方啼霜自从随母亲来长安投奔舅舅以来,从没见他这位四阿兄掉过眼泪,他就是摔破了脑袋,方啼霜也没见他吭过声。
他曾经觉得自己这位四阿兄,乃是家中最坚毅、最稳重的兄长,可他却好像忘记了,他也不过才比自己大了两岁。
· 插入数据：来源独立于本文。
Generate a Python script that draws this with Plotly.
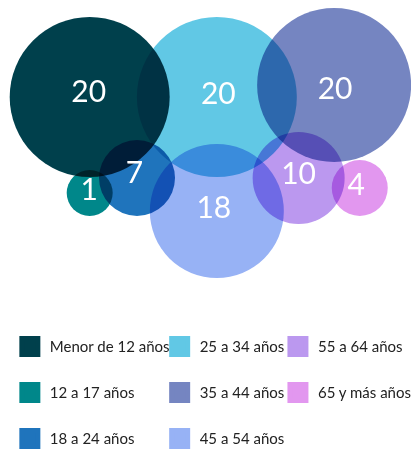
import plotly.graph_objects as go

# ---- data ----
categories = ["Menor de 12 años", "12 a 17 años", "18 a 24 años", "25 a 34 años",
              "35 a 44 años", "45 a 54 años", "55 a 64 años", "65 y más años"]
values = [20, 1, 7, 20, 20, 18, 10, 4]

# ---- styles / layout (not data) ----
colors = ["#00404C", "#00878A", "#1F74BC", "#61C8E5",
          "#7585C1", "#97B2F5", "#BB98EF", "#E297EF"]
# packed-bubble layout: centres and radii in pixels
cx = [91, 91, 139, 220, 339, 220, 303, 365]
cy = [97, 193, 178, 97, 85, 211, 178, 188]
radius = [80, 23, 38, 80, 77, 67, 46, 28]
# label anchor points (pixels)
lx = [90, 90.5, 136.5, 221.5, 340, 217, 303, 361.5]
ly = [94.5, 192, 175, 96, 91, 210.5, 176.5, 187.5]
legend_of = ["legend", "legend", "legend", "legend2", "legend2", "legend2", "legend3", "legend3"]

W = 417
H_FIG = 470          # drawn taller; the 450 px window shows the top part
FONT = "Lato, 'Open Sans', sans-serif"

fig = go.Figure()

# bubbles
for name, v, c, x, y, r in zip(categories, values, colors, cx, cy, radius):
    fig.add_trace(go.Scatter(
        x=[x], y=[y], mode="markers", name=name, legendgroup=name,
        showlegend=False, hoverinfo="text", hovertext=[f"{name}: {v}"],
        marker=dict(size=2 * r, color=c, line=dict(width=0), opacity=1),
    ))

# value labels
fig.add_trace(go.Scatter(
    x=lx, y=ly, mode="text", text=[str(v) for v in values],
    textposition="middle center", showlegend=False, hoverinfo="skip",
    textfont=dict(family=FONT, size=30, color="white"),
))

# legend entries (square swatches)
for name, c, lg in zip(categories, colors, legend_of):
    fig.add_trace(go.Scatter(
        x=[None], y=[None], mode="markers", name=name, legendgroup=name,
        legend=lg, showlegend=True,
        marker=dict(symbol="square", size=16, color=c, line=dict(width=5, color=c)),
    ))

leg_common = dict(
    orientation="v", yanchor="top", xanchor="left", y=1 - 330.25 / H_FIG,
    font=dict(family=FONT, size=15, color="#222222"),
    bgcolor="rgba(0,0,0,0)", borderwidth=0, traceorder="grouped",
    tracegroupgap=23.5, itemclick=False, itemdoubleclick=False,
)

fig.update_layout(
    width=W, height=H_FIG,
    margin=dict(l=0, r=0, t=0, b=0),
    paper_bgcolor="white", plot_bgcolor="white",
    xaxis=dict(range=[0, W], visible=False, fixedrange=True),
    yaxis=dict(range=[H_FIG, 0], visible=False, fixedrange=True),
    legend=dict(leg_common, x=10 / W),
    legend2=dict(leg_common, x=162 / W),
    legend3=dict(leg_common, x=282 / W),
    showlegend=True,
)

post = """
document.documentElement.style.margin = '0';
document.body.style.margin = '0';
document.body.style.padding = '0';
document.body.style.overflow = 'hidden';
var gd = document.getElementById('{plot_id}');
function blend(){
  gd.querySelectorAll('.scatterlayer path.point').forEach(function(p){
    p.style.mixBlendMode = 'multiply';
  });
}
blend();
gd.on('plotly_afterplot', blend);
"""

fig.write_html("out.html", post_script=post, config={"displayModeBar": False})
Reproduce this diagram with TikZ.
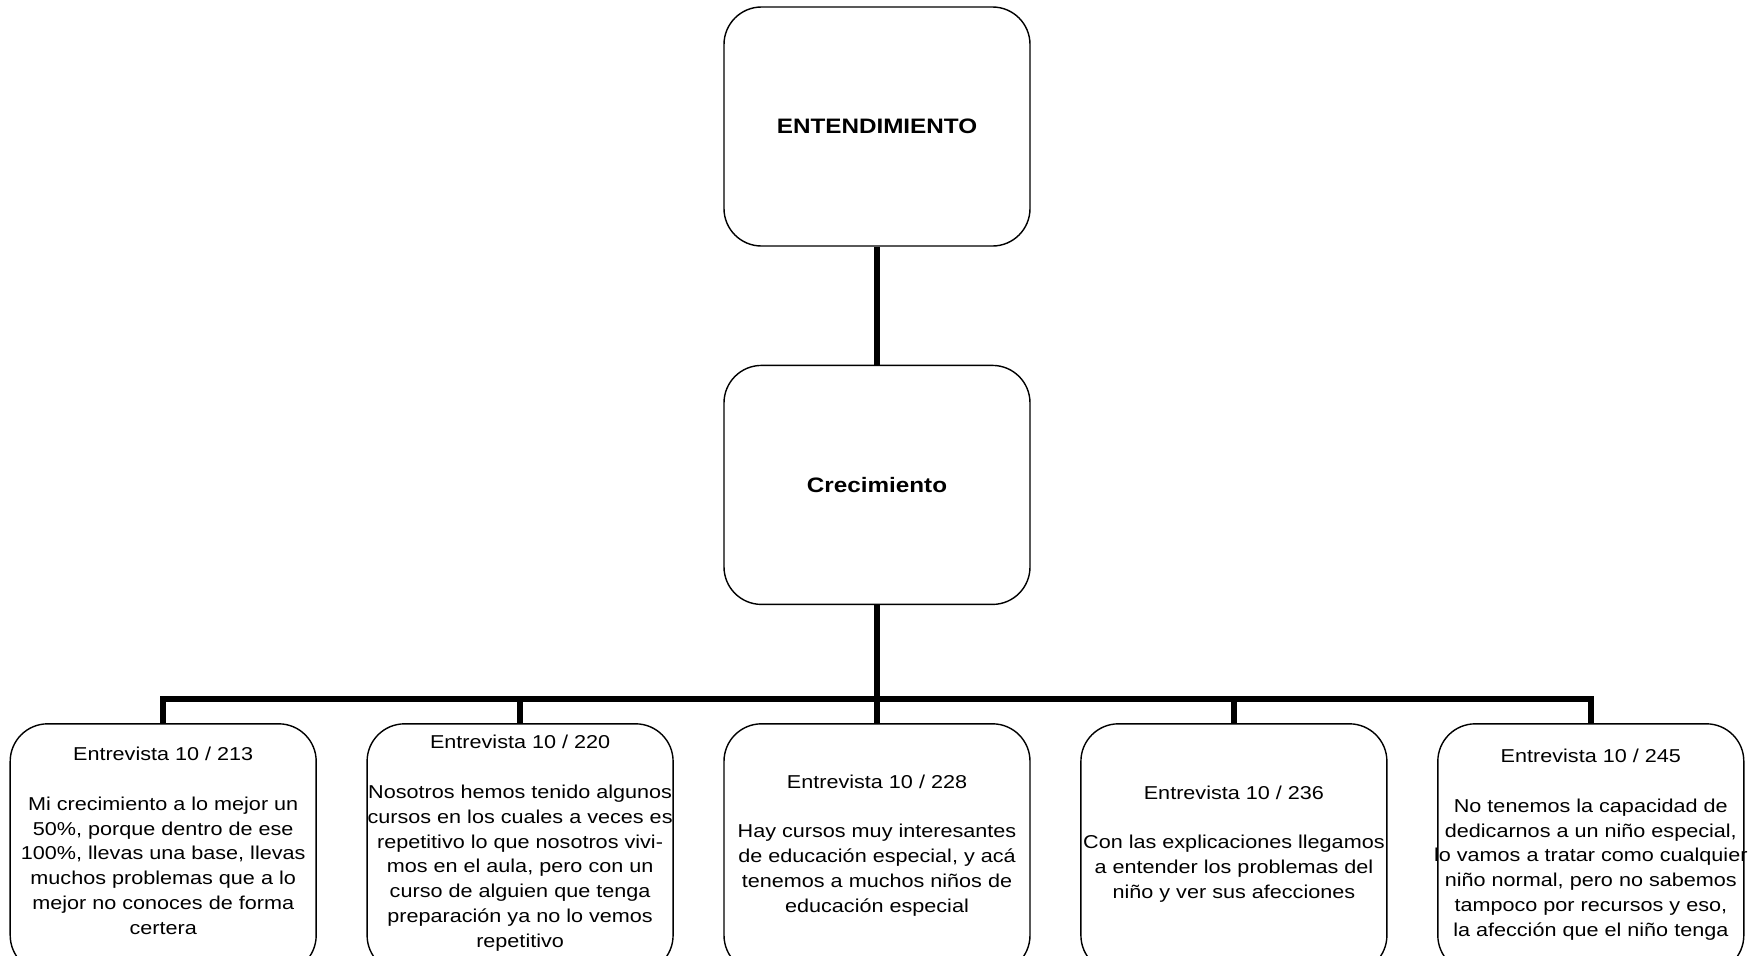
\documentclass[tikz,border=0pt]{standalone}
\usepackage{fontspec}
\setmainfont{Liberation Sans}[FakeStretch=1.16]
\usepackage{tikz}
\usetikzlibrary{positioning}
\tikzset{
  topbox/.style={rectangle,rounded corners=0.75cm,draw=black,line width=0.8pt,fill=white,
    minimum width=6.12cm,minimum height=4.78cm,inner sep=0pt,align=center,
    font=\fontsize{11.9}{14}\selectfont\bfseries},
  quotebox/.style={rectangle,rounded corners=0.75cm,draw=black,line width=0.8pt,fill=white,
    minimum width=6.12cm,inner sep=0pt,align=center,font=\fontsize{10.6}{14.2}\selectfont},
  link/.style={line width=3.4pt,draw=black}
}

\begin{document}
\begin{tikzpicture}[node distance=2.36cm and 0.99cm]
\useasboundingbox (0,0) rectangle (34.98,-19.1);
\clip (0,0) rectangle (34.98,-19.1);
\node[topbox] (ent) at (17.54,-2.53) {ENTENDIMIENTO};
\node[topbox,below=of ent] (crec) {Crecimiento};
\node[quotebox,below=of crec,text height=3.78cm,text depth=1.20cm] (e228)
  {Entrevista 10 / 228\\[14.2pt]
   Hay cursos muy interesantes\\
   de educación especial, y acá\\
   tenemos a muchos niños de\\
   educación especial};
\node[quotebox,left=of e228,text height=4.48cm,text depth=0.50cm] (e220)
  {Entrevista 10 / 220\\[14.2pt]
   \makebox[6cm]{Nosotros hemos tenido algunos}\\
   \makebox[6cm]{cursos en los cuales a veces es}\\
   repetitivo lo que nosotros vivi-\\
   mos en el aula, pero con un\\
   curso de alguien que tenga\\
   preparación ya no lo vemos\\
   repetitivo};
\node[quotebox,left=of e220,text height=4.22cm,text depth=0.76cm] (e213)
  {Entrevista 10 / 213\\[14.2pt]
   Mi crecimiento a lo mejor un\\
   50\%, porque dentro de ese\\
   100\%, llevas una base, llevas\\
   muchos problemas que a lo\\
   mejor no conoces de forma\\
   certera};
\node[quotebox,right=of e228,text height=3.50cm,text depth=1.48cm] (e236)
  {Entrevista 10 / 236\\[14.2pt]
   Con las explicaciones llegamos\\
   a entender los problemas del\\
   niño y ver sus afecciones};
\node[quotebox,right=of e236,text height=4.26cm,text depth=0.72cm] (e245)
  {Entrevista 10 / 245\\[14.2pt]
   No tenemos la capacidad de\\
   dedicarnos a un niño especial,\\
   \makebox[6cm]{lo vamos a tratar como cualquier}\\
   niño normal, pero no sabemos\\
   tampoco por recursos y eso,\\
   la afección que el niño tenga};
\coordinate (bus) at ([yshift=0.48cm]e228.north);
\draw[link] (ent) -- (crec);
\draw[link] (crec) -- (bus);
\draw[link] (e213) |- (bus -| e245) -- (e245);
\foreach \n in {e220,e228,e236} \draw[link] (bus -| \n) -- (\n);
\end{tikzpicture}
\end{document}
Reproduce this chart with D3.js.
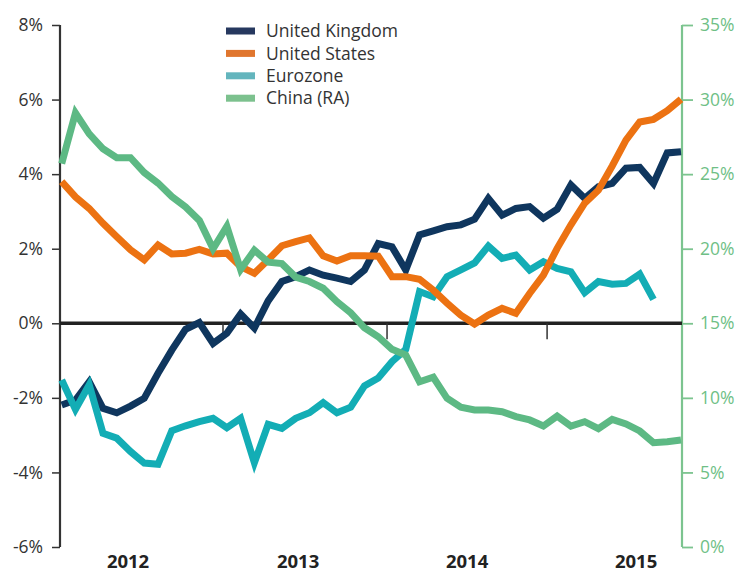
<!DOCTYPE html>
<html><head><meta charset="utf-8">
<script src="https://cdn.jsdelivr.net/npm/d3@7"></script>
<style>body{margin:0;background:#fff}svg{display:block}</style>
</head><body><svg id="c" width="740" height="574"></svg>
<script>
// monthly observations, index 0..45
const ukValues = [-2.19,-2.06,-1.57,-2.28,-2.40,-2.22,-2.01,-1.34,-0.72,-0.16,0.02,-0.54,-0.27,0.25,-0.13,0.60,1.12,1.25,1.43,1.29,1.21,1.12,1.43,2.14,2.05,1.43,2.37,2.48,2.59,2.64,2.79,3.35,2.90,3.08,3.13,2.82,3.06,3.71,3.35,3.66,3.75,4.16,4.18,3.75,4.57,4.60];
const usValues = [3.80,3.39,3.08,2.68,2.32,1.97,1.70,2.10,1.86,1.88,1.98,1.86,1.88,1.52,1.34,1.70,2.08,2.19,2.29,1.81,1.67,1.81,1.81,1.80,1.25,1.25,1.18,0.89,0.54,0.22,-0.02,0.22,0.40,0.27,0.80,1.29,2.01,2.64,3.22,3.57,4.22,4.91,5.40,5.47,5.70,6.01];
const euroValues = [-1.52,-2.31,-1.65,-2.95,-3.08,-3.44,-3.75,-3.78,-2.88,-2.75,-2.64,-2.55,-2.80,-2.55,-3.74,-2.71,-2.82,-2.55,-2.40,-2.13,-2.40,-2.25,-1.68,-1.47,-1.03,-0.70,0.85,0.71,1.25,1.43,1.62,2.07,1.74,1.83,1.43,1.65,1.47,1.38,0.82,1.12,1.05,1.07,1.32,0.64];
const chinaValues = [25.7,29.1,27.7,26.7,26.1,26.1,25.1,24.4,23.5,22.8,21.9,20.0,21.5,18.6,19.9,19.1,19.0,18.1,17.8,17.35,16.45,15.7,14.7,14.1,13.26,12.87,11.08,11.38,9.97,9.37,9.19,9.19,9.07,8.74,8.52,8.11,8.78,8.11,8.40,7.93,8.56,8.25,7.78,6.99,7.06,7.17];
const seriesNames = ["United Kingdom","United States","Eurozone","China (RA)"];
const leftTicks = [-6,-4,-2,0,2,4,6,8];
const rightTicks = [0,5,10,15,20,25,30,35];
const yearLabels = ["2012","2013","2014","2015"];
const yearLabelAt = [4.82,17.18,29.46,41.74];
const yearTickAt = [11.72,23.64,35.27];

const colors = {uk:"#0f365e", us:"#ec7212", euro:"#13adb5", china:"#5db984"};
const legendColors = ["#26385f","#e0762e","#63b5bd","#7cc18e"];

const svg = d3.select("#c");
const x = d3.scaleLinear().domain([0,45]).range([61.7,681]);
const yL = d3.scaleLinear().domain([-6,8]).range([547,25]);
const yR = d3.scaleLinear().domain([0,35]).range([547,25]);
const font = "'Open Sans', Lato, sans-serif";

// left axis
const la = svg.append("g").attr("transform","translate(60,0)")
  .call(d3.axisLeft(yL).tickValues(leftTicks).tickSize(8).tickPadding(9).tickFormat(d=>d+"%"));
la.select(".domain").attr("stroke","#333").attr("stroke-width",2.2).attr("d","M0,25V547");
la.selectAll(".tick line").attr("stroke","#333").attr("stroke-width",1.5);
la.selectAll(".tick text").attr("fill","#333").style("font-family",font).style("font-size","17.5px");

// right axis
const ra = svg.append("g").attr("transform","translate(682,0)")
  .call(d3.axisRight(yR).tickValues(rightTicks).tickSize(11).tickPadding(7).tickFormat(d=>d+"%"));
ra.select(".domain").attr("stroke","#7cc48f").attr("stroke-width",2.2).attr("d","M0,25V547");
ra.selectAll(".tick line").attr("stroke","#7cc48f").attr("stroke-width",1.8);
ra.selectAll(".tick text").attr("fill","#6fbf86").style("font-family",font).style("font-size","17.5px");

// zero line with year ticks
svg.append("line").attr("x1",60).attr("x2",682).attr("y1",yL(0)).attr("y2",yL(0))
  .attr("stroke","#222").attr("stroke-width",3.5);
svg.selectAll(".ytick").data(yearTickAt).enter().append("line")
  .attr("x1",d=>x(d)).attr("x2",d=>x(d)).attr("y1",yL(0)).attr("y2",yL(0)+16)
  .attr("stroke","#333").attr("stroke-width",1.5);
svg.selectAll(".ylab").data(yearLabels).enter().append("text")
  .attr("x",(d,i)=>x(yearLabelAt[i])).attr("y",568).attr("text-anchor","middle")
  .attr("fill","#222").style("font-family",font).style("font-size","18.5px").style("font-weight","bold")
  .text(d=>d);

// lines
const lineL = d3.line().x((d,i)=>x(i)).y(d=>yL(d));
const lineR = d3.line().x((d,i)=>x(i)).y(d=>yR(d));
const draw = (vals, gen, col) => svg.append("path").datum(vals).attr("d",gen)
  .attr("fill","none").attr("stroke",col).attr("stroke-width",7).attr("stroke-linejoin","miter");
draw(ukValues, lineL, colors.uk);
draw(euroValues, lineL, colors.euro);
draw(usValues, lineL, colors.us);
draw(chinaValues, lineR, colors.china);

// legend
const lg = svg.append("g");
seriesNames.forEach((n,i)=>{
  const cy = 31 + i*22.4;
  lg.append("rect").attr("x",226).attr("y",cy-3.5).attr("width",29).attr("height",7).attr("fill",legendColors[i]);
  lg.append("text").attr("x",266).attr("y",cy).attr("dy","0.35em").attr("fill","#333")
    .style("font-family",font).style("font-size","17.5px").text(n);
});
</script></body></html>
放在寻常的富贵人家里,也才是个刚要开始读书识字的稚子顽童。
方啼霜怔楞地看着蓄在他下巴上的泪滴,一时失了神。
不料面前的曹四郎忽然挣脱了同伴的束缚,一扫帚抽上来,方啼霜没来得及躲开,尾巴尖上生生挨了一下。
他惨叫了一声,眼角竟也冒出了泪花。
方啼霜拼了命地想喊他阿兄,可落在曹四郎的耳朵里,却都成了难以入耳的猫叫声。
“往后我见你一回,便打你一回……”被众人拉走的曹四郎还在不停地冲他喊。
方啼霜最后是被这里的两个小宦官送回猫舍的,睡眼惺忪的婉儿急急穿好衣服,赶出来接过方啼霜:“这是怎么了?”
两个小宦官同婉儿解释了一下来龙去脉,婉儿低头问方啼霜:“伤着了尾巴?我瞧瞧。”
“呀,这都肿了一块,”婉儿检查完,忙打发两个小宦官去请太医院的秦太医,“若是秦太医今日不当值,请其他太医过来也成。”
说完婉儿便把方啼霜抱回了他自己那间屋子,然后将他放在了那小软垫上,语气里有几分责备:“你说你大晚上不睡,去那地方做什么?”
方啼霜一声不吭,脑袋低低的,竟还在哭。